I had a situation where someone became extremely upset with some information I offered them. I heard nothing from them directly, but a couple of weeks later I received some strong negative feedback. At first I was shocked and started to over react. I could not think straight, I began imagining the worst possible outcome. The story was getting darker by the second.
I realised I was over reacting, being a bit of a drama queen. Taking a few deep breaths, I worked to calm down. I began to reconsider the story. I reread the email several times. When I noticed a couple of key words and started to understand the motive behind it. I could see what the person wanted, and it was really nothing to do with me. I had hit the raw truth of their situation and exposed their game or storyline.

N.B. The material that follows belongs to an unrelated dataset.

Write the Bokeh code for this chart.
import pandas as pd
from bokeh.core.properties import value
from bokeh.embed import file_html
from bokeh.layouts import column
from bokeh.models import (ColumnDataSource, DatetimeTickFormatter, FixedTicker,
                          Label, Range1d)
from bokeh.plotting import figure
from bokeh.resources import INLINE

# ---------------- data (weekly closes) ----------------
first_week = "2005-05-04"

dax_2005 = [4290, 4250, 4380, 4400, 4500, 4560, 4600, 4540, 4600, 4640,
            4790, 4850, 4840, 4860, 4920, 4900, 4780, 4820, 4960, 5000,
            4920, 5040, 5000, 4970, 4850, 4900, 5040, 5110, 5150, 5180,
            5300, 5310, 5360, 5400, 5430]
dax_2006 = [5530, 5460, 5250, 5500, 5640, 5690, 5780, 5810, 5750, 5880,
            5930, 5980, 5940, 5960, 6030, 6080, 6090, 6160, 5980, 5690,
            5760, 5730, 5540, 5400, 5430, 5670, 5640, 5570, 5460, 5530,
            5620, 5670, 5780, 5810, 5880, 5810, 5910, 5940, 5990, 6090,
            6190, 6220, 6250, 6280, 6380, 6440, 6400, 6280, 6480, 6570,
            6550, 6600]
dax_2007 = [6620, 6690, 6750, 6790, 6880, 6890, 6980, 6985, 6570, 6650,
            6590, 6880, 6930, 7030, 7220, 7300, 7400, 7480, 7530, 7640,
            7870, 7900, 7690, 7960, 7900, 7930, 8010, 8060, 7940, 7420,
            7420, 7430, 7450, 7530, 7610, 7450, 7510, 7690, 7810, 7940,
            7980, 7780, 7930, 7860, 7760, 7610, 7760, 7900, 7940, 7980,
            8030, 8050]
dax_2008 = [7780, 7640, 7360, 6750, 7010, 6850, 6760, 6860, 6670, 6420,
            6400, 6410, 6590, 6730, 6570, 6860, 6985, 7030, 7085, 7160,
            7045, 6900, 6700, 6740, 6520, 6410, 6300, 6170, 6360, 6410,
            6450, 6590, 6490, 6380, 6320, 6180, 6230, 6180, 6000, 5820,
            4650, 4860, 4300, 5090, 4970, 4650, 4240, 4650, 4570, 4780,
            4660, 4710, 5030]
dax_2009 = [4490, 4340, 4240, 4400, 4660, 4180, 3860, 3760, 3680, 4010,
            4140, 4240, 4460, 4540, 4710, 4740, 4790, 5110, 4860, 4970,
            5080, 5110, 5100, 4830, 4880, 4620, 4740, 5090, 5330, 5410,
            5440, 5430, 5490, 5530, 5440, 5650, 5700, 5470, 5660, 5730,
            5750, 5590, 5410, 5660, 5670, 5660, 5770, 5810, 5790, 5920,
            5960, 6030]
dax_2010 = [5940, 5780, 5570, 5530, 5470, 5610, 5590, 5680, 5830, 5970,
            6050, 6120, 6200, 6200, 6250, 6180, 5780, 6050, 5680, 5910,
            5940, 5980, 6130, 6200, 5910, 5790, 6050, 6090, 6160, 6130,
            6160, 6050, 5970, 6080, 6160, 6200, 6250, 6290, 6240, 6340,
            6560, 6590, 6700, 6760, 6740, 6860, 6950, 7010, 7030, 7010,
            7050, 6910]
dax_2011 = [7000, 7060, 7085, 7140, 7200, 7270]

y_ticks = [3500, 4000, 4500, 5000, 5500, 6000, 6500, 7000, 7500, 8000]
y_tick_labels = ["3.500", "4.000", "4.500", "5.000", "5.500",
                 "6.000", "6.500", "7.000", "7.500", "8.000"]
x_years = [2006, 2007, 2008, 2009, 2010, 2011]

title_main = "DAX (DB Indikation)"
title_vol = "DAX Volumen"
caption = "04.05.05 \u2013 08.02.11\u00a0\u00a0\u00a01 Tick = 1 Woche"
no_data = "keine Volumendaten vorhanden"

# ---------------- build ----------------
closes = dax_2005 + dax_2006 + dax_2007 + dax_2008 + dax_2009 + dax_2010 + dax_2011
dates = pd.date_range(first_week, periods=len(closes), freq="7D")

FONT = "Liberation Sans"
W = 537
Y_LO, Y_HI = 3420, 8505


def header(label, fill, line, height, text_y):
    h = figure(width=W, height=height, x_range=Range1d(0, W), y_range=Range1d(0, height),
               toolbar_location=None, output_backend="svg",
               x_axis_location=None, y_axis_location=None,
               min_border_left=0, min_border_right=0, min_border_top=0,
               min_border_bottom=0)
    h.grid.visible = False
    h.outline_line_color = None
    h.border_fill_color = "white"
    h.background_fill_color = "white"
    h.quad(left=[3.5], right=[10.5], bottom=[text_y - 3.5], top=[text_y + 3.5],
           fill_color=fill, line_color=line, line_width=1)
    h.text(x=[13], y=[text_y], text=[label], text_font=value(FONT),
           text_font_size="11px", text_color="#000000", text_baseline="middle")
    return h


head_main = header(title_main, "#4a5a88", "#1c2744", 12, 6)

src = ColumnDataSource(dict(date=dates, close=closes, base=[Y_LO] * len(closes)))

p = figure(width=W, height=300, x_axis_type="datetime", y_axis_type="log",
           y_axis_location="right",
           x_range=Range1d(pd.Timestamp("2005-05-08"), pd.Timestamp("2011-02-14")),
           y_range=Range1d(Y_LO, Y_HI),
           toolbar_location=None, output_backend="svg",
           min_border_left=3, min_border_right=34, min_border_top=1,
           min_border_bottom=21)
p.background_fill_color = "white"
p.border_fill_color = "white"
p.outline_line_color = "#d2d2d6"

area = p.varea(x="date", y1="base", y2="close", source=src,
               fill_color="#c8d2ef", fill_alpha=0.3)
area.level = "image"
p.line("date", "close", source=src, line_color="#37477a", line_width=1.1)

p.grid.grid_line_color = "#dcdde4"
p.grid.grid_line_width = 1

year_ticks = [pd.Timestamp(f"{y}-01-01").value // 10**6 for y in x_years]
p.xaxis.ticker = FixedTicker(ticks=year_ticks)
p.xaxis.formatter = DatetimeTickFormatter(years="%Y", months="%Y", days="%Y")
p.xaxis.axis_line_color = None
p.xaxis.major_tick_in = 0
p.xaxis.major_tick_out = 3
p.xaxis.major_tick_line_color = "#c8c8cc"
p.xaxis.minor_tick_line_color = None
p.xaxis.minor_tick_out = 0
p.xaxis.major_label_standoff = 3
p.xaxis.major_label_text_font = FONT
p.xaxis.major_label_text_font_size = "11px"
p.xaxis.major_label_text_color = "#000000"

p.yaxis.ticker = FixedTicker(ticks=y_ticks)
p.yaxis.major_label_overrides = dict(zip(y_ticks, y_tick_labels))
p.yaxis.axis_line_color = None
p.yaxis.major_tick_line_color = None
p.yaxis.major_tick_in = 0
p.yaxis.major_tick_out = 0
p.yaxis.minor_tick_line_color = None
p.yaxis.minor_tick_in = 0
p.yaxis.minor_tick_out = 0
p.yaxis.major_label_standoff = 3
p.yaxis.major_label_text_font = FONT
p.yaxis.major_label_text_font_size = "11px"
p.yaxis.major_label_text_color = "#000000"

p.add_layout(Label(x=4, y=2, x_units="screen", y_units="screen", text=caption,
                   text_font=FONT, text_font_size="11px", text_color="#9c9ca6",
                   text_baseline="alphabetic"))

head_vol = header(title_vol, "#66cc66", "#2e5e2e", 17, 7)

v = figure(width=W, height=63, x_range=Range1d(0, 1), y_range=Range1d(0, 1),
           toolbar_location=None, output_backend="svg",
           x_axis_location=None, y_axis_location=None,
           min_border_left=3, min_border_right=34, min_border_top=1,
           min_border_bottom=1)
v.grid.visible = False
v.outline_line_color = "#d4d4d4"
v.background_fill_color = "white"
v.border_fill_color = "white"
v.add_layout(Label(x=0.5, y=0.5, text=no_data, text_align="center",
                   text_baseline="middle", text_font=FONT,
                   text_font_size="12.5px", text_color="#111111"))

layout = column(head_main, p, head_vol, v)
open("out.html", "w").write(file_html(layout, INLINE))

I then remembered the time I received a death threat from someone I did not know. Turns out his wife had been a client and she was no longer letting him bash her around. Moving from the reactive state to a more responsive one I was able to consider my options. I could see the possible negative outcome and realised it was not as bad at it first appeared. I also saw the best possible outcome, which seemed more realistic. It took a couple of days to completely turn my reactions around, until finally I could see the real gem in the whole situation.
The bullying approach no longer intimidated me and I started to realise the whole thing happened because I had uncovered their hidden truth. I saw the anger and pain being projected towards me as not my issue. In hindsight the issue could have been handled more sensitively, in fact I should have followed my gut instincts and said No, when approached to speak to the person.

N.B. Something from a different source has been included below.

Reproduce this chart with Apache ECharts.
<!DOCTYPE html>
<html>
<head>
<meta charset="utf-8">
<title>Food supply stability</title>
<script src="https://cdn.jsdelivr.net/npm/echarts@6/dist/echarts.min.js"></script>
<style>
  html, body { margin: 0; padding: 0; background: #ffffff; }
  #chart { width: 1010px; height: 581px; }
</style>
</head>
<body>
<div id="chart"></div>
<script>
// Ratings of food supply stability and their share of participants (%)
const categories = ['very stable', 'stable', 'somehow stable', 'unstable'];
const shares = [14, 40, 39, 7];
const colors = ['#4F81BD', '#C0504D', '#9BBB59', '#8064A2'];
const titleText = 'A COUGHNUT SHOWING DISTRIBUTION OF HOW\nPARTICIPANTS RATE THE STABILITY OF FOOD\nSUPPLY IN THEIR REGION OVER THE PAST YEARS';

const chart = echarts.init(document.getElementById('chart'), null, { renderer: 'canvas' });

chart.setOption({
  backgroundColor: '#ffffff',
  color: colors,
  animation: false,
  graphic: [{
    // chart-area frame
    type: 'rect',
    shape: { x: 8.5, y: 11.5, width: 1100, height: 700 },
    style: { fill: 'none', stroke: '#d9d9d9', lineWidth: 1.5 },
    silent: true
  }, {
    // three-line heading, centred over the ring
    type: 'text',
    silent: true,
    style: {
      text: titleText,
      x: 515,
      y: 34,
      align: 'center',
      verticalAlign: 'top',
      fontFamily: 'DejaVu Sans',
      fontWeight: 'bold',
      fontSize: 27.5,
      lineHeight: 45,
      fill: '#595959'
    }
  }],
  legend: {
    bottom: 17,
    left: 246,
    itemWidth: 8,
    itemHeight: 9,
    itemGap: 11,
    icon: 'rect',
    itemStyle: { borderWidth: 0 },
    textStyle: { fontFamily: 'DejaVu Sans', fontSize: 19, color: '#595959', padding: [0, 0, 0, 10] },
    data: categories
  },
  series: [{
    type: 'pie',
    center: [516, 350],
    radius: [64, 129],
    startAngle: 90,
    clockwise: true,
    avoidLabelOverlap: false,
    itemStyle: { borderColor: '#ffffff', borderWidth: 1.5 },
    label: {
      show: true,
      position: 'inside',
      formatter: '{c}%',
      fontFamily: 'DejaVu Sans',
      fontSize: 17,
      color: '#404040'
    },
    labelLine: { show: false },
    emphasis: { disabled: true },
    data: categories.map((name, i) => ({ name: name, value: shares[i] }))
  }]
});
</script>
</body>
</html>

After a few days to see-sawing between Response/Reaction I finally had to smile, take on some to the feedback and apply it and let the rest go.
In the past I would, like many, wallowed in the discomfort and stayed stuck. Instead I embraced the pain, confronted it and worked through it. It did not kill me, but did teach me a valuable lesson. The real upshot is I feel more confident, humble and appreciative. Since that time I have had some amazing headlock from people I have been able to help. Life has a way of balancing the ledger.